**INSTRUCTION:**
Retype the data that follows line by line, exactly, and leave its pictures out.

**DATA SHOWN:**
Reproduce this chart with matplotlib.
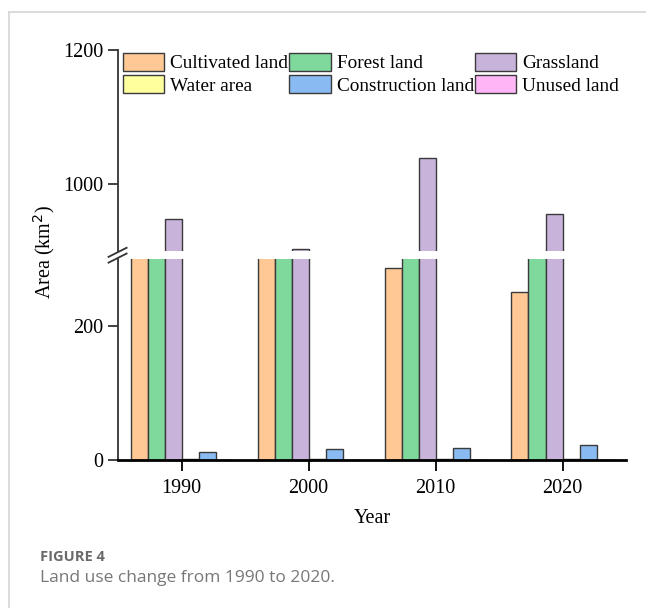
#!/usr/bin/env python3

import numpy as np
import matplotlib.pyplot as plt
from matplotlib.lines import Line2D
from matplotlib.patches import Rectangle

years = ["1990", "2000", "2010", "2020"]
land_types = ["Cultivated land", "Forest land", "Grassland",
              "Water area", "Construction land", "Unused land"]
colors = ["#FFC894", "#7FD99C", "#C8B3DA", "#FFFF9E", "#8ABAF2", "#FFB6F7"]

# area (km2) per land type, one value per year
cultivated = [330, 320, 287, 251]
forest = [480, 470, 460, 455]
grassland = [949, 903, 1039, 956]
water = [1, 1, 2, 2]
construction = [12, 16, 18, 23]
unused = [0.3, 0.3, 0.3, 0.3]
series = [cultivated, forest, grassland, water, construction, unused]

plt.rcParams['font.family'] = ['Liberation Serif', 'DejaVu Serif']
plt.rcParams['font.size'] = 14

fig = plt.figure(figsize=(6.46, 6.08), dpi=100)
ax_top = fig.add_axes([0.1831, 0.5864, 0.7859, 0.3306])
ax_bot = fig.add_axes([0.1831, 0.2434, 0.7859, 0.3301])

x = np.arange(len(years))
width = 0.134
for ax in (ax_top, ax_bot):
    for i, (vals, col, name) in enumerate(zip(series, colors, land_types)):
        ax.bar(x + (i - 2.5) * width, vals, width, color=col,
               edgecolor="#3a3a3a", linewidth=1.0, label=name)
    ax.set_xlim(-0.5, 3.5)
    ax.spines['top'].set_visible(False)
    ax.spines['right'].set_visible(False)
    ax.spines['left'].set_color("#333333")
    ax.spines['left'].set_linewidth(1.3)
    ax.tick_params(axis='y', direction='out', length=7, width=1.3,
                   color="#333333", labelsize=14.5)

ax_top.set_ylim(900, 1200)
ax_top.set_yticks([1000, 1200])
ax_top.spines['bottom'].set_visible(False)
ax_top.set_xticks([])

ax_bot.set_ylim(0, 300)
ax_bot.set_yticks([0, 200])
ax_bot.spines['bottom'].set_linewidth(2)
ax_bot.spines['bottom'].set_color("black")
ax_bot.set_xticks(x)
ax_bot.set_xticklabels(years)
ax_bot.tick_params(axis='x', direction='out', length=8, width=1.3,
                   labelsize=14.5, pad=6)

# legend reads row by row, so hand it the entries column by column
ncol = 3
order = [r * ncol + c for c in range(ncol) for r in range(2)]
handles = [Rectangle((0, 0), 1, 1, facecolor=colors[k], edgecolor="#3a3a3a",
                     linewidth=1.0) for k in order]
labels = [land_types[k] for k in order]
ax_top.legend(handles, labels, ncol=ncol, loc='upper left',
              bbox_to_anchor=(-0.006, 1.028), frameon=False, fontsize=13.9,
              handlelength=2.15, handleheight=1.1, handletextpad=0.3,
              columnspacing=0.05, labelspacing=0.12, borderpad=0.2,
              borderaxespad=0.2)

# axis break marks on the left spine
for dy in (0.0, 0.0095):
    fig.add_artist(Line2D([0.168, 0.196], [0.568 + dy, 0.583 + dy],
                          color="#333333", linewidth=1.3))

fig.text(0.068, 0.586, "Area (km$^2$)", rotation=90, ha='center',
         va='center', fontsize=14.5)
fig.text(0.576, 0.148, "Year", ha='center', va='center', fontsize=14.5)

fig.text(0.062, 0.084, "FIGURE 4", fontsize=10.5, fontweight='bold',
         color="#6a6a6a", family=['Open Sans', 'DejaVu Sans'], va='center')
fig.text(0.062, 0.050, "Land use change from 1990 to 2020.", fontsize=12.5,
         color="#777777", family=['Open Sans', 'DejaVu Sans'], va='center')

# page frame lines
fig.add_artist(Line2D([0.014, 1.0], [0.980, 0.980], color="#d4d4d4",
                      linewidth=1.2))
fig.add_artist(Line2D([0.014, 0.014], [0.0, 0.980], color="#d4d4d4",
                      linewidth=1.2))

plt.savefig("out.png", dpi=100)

**RESULT OF THE EXERCISE:**
Reproduce this chart with matplotlib.
#!/usr/bin/env python3

import numpy as np
import matplotlib.pyplot as plt
from matplotlib.lines import Line2D
from matplotlib.patches import Rectangle

years = ["1990", "2000", "2010", "2020"]
land_types = ["Cultivated land", "Forest land", "Grassland",
              "Water area", "Construction land", "Unused land"]
colors = ["#FFC894", "#7FD99C", "#C8B3DA", "#FFFF9E", "#8ABAF2", "#FFB6F7"]

# area (km2) per land type, one value per year
cultivated = [330, 320, 287, 251]
forest = [480, 470, 460, 455]
grassland = [949, 903, 1039, 956]
water = [1, 1, 2, 2]
construction = [12, 16, 18, 23]
unused = [0.3, 0.3, 0.3, 0.3]
series = [cultivated, forest, grassland, water, construction, unused]

plt.rcParams['font.family'] = ['Liberation Serif', 'DejaVu Serif']
plt.rcParams['font.size'] = 14

fig = plt.figure(figsize=(6.46, 6.08), dpi=100)
ax_top = fig.add_axes([0.1831, 0.5864, 0.7859, 0.3306])
ax_bot = fig.add_axes([0.1831, 0.2434, 0.7859, 0.3301])

x = np.arange(len(years))
width = 0.134
for ax in (ax_top, ax_bot):
    for i, (vals, col, name) in enumerate(zip(series, colors, land_types)):
        ax.bar(x + (i - 2.5) * width, vals, width, color=col,
               edgecolor="#3a3a3a", linewidth=1.0, label=name)
    ax.set_xlim(-0.5, 3.5)
    ax.spines['top'].set_visible(False)
    ax.spines['right'].set_visible(False)
    ax.spines['left'].set_color("#333333")
    ax.spines['left'].set_linewidth(1.3)
    ax.tick_params(axis='y', direction='out', length=7, width=1.3,
                   color="#333333", labelsize=14.5)

ax_top.set_ylim(900, 1200)
ax_top.set_yticks([1000, 1200])
ax_top.spines['bottom'].set_visible(False)
ax_top.set_xticks([])

ax_bot.set_ylim(0, 300)
ax_bot.set_yticks([0, 200])
ax_bot.spines['bottom'].set_linewidth(2)
ax_bot.spines['bottom'].set_color("black")
ax_bot.set_xticks(x)
ax_bot.set_xticklabels(years)
ax_bot.tick_params(axis='x', direction='out', length=8, width=1.3,
                   labelsize=14.5, pad=6)

# legend reads row by row, so hand it the entries column by column
ncol = 3
order = [r * ncol + c for c in range(ncol) for r in range(2)]
handles = [Rectangle((0, 0), 1, 1, facecolor=colors[k], edgecolor="#3a3a3a",
                     linewidth=1.0) for k in order]
labels = [land_types[k] for k in order]
ax_top.legend(handles, labels, ncol=ncol, loc='upper left',
              bbox_to_anchor=(-0.006, 1.028), frameon=False, fontsize=13.9,
              handlelength=2.15, handleheight=1.1, handletextpad=0.3,
              columnspacing=0.05, labelspacing=0.12, borderpad=0.2,
              borderaxespad=0.2)

# axis break marks on the left spine
for dy in (0.0, 0.0095):
    fig.add_artist(Line2D([0.168, 0.196], [0.568 + dy, 0.583 + dy],
                          color="#333333", linewidth=1.3))

fig.text(0.068, 0.586, "Area (km$^2$)", rotation=90, ha='center',
         va='center', fontsize=14.5)
fig.text(0.576, 0.148, "Year", ha='center', va='center', fontsize=14.5)

fig.text(0.062, 0.084, "FIGURE 4", fontsize=10.5, fontweight='bold',
         color="#6a6a6a", family=['Open Sans', 'DejaVu Sans'], va='center')
fig.text(0.062, 0.050, "Land use change from 1990 to 2020.", fontsize=12.5,
         color="#777777", family=['Open Sans', 'DejaVu Sans'], va='center')

# page frame lines
fig.add_artist(Line2D([0.014, 1.0], [0.980, 0.980], color="#d4d4d4",
                      linewidth=1.2))
fig.add_artist(Line2D([0.014, 0.014], [0.0, 0.980], color="#d4d4d4",
                      linewidth=1.2))

plt.savefig("out.png", dpi=100)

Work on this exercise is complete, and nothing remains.